O que Peres fez foi voltar milhares de anos para entender como era a configuração genética do tomate em sua forma selvagem, que parecia uma erva daninha.
Em vez de ajustar uma variedade domesticada de tomate, eles voltaram à estaca zero e usaram o Crispr para eliminar um punhado de genes de uma vez. O desafio era recuperar as características dos ancestrais que pudessem servir para os alimentos do futuro. "Ficamos 20 anos trabalhando nisso. A razão do insucesso é uma questão numérica: essas resistências surgiram há milhares de anos. Às vezes, milhões", explica.
A manipulação começou com o tomate Solanum pimpinellifolium, que é mais resistente, mas produz frutos do tamanho de uma ervilha. Ele passou por um plantio direto (sem arar) e foi melhorado com edição genética, num processo que durou menos de dois anos.
Com o Crispr, a equipe pegou um trecho do DNA e modificou parte da sequência com precisão para colocar a espécie próxima de um tomateiro comercializável, com frutos maiores, mais numerosos e mais nutritivos. Foi como comprimir todo o tempo de evolução, que levou milhares de anos até chegar ao resultado que conhecemos, em poucos meses e controlando os caminhos genéticos tomados.
Assim como as espécies originais do Atacama e de Galápagos, o tomate do futuro é pequeno, mas enfim naturalmente resistente à salinidade e à seca, ou seja, sem precisar de agrotóxicos. Também possui cinco vezes mais licopeno, substância carotenóide que dá a cor avermelhada ao tomate e outras frutas, como melancia e goiaba. "É a coisa mais valiosa do tomate", explica Peres.
"O poder desta técnica é que podemos editar o DNA de uma maneira bastante precisa, escolhendo o lugar do genoma onde queremos que o DNA seja cortado e mutado", explicou a Tilt o professor de genética bioquímica Vagner Augusto Benedito, da West Virginia University (EUA).

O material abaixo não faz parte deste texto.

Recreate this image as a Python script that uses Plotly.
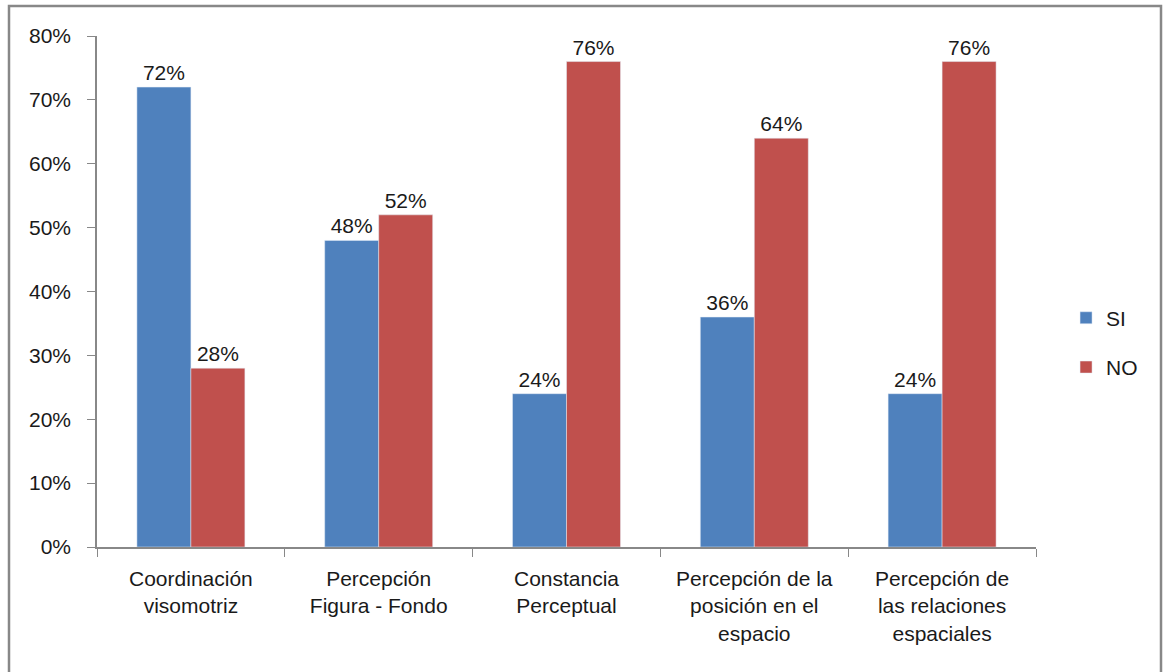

"Se fosse um livro, em vez de você inserir uma página nova [como acontece nos transgênicos], você só edita uma letra ou palavra", exemplificou Martín Bonamino, pesquisador do grupo de imunologia tumoral do INCA (Instituto Nacional do Câncer) e especialista em Crispr da Fiocruz, no podcast Deu Tilt.
No Brasil, os principais colaboradores de Peres foram o professor Luciano Freschi, do Instituto de Biociências da USP, e o argentino Agustin Zsögön, seu ex-aluno e hoje professor na Universidade Federal de Viçosa (MG). O texto tem a assinatura também do pesquisador alemão Jöerg Kudla, da Universidade de Münster, e do norte-americano Daniel Voytas, da Universidade de Minnesota.